Por Ricardo Márquez
SAN DIEGO — En tiempos de polarización social y política, como los que estamos viviendo en los Estados Unidos, nos encontramos con distintas posiciones. Los que agresivamente califican y desacreditan a los que no coinciden con sus opiniones, o los que pasivamente, para evitar conflictos, se alejan con indiferencia. Los niveles de intolerancia se han hecho más notables en nuestras conversaciones. Manejar las diferencias en los grupos, organizaciones y en la familia nos es tarea fácil, pero es posible.
Le escuché por primera vez a mi maestra, Virginia Satir, decir sencillamente una frase que me cambió la manera de ver, vivir y reaccionar ante los conflictos: “El problema no es el problema, sino cómo reaccionamos ante él”. A esa frase le seguía otra que repetía con insistencia: “En las igualdades nos encontramos, pero sólo en las diferencias crecemos”.
A partir de entonces comencé a ponerle más atención a mi manera de reaccionar ante los problemas y a darme cuenta de los significados que yo le ponía a las situaciones. Fue una invitación a tomar conciencia de mi responsabilidad. Nadie es capaz de humillarme o encolerizarme, si yo no lo permito. Los controles están dentro de mí, no en el afuera, el poder de la respuesta está en mí y no en la situación externa.
Me llevó tiempo tomar conciencia y prepararme interiormente para enfrentar situaciones que nos ponen a prueba.
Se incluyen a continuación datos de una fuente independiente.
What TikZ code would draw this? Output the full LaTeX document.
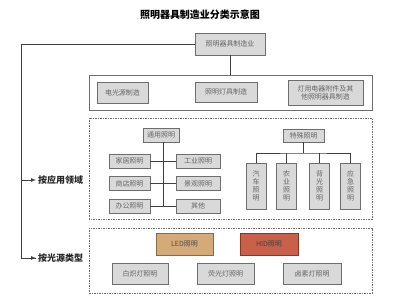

Yo lo experimenté cuando me tocó visitar a mi hijo, quien fue preso político de la dictadura que se ha establecido en Venezuela.
Antes de entrar a la cárcel, nos pasaban por una inspección y requisa de lo que le llevábamos a nuestro hijo. Los alimentos eran cortados, las bebidas abiertas y la ropa desplegada. Nos hacían desnudar y poner en distintas posiciones para garantizar que no estábamos llevando drogas escondidas. Se percibía en los guardias una especie de sarcasmo y satisfacción al ejecutar estos procedimientos, risitas, miradas y cuchicheos entre ellos.
Después de haber vivido esta experiencia con vergüenza, rabia e impotencia, un día tomé la decisión de vivirla desde la convicción de mi dignidad humana, desde mi condición de ser sagrado, “hijo de Dios”. Tuve muy presente aquella frase de Jesús: “Cuando los entreguen no se preocupen por lo que tendrán que decir, lo que Dios les inspire en aquel momento es lo que dirán…” (Mc. 13:11). Logré prepárame internamente, recé y pedí serenidad: “Dame Señor la calma de tu bondad”.
El procedimiento fue igual que otras veces, pero esta vez no lo viví como humillación sino como una oportunidad de expresar y vivir mi dignidad “desnuda” de privilegios y títulos. Esta vez no bajé los ojos con vergüenza, sino mire fijamente con dignidad y respeto al guardia que ha debido sentir “algo” diferente que lo hizo voltear la cara, dejar de mirarme y suspender rápido la inspección, hasta llegar a decir: “Disculpe, ya, vístase…”
¿Qué significado le damos a las palabras y gestos que nos molestan?, ¿Qué poder le concedemos para que nos alteren y los sintamos amenazantes? Cuando la rabia y el enojo nos invitan a mirar y buscar adentro qué es lo que necesitamos y está herido, entonces cumplen su función de guía hacia la sanación y el crecimiento.
Si nos quedamos en la reacción nos enganchamos en el ciclo de la violencia y la descalificación. Si exploramos debajo de la frustración encontraremos el tesoro escondido de lo que realmente queremos, y podemos dar con la gracia de Dios: respeto y amor hacia nosotros mismos …Desde ese lugar puedo reconocer igualmente la dignidad del otro, incluso del que ofende, y crear puentes para un posible encuentro.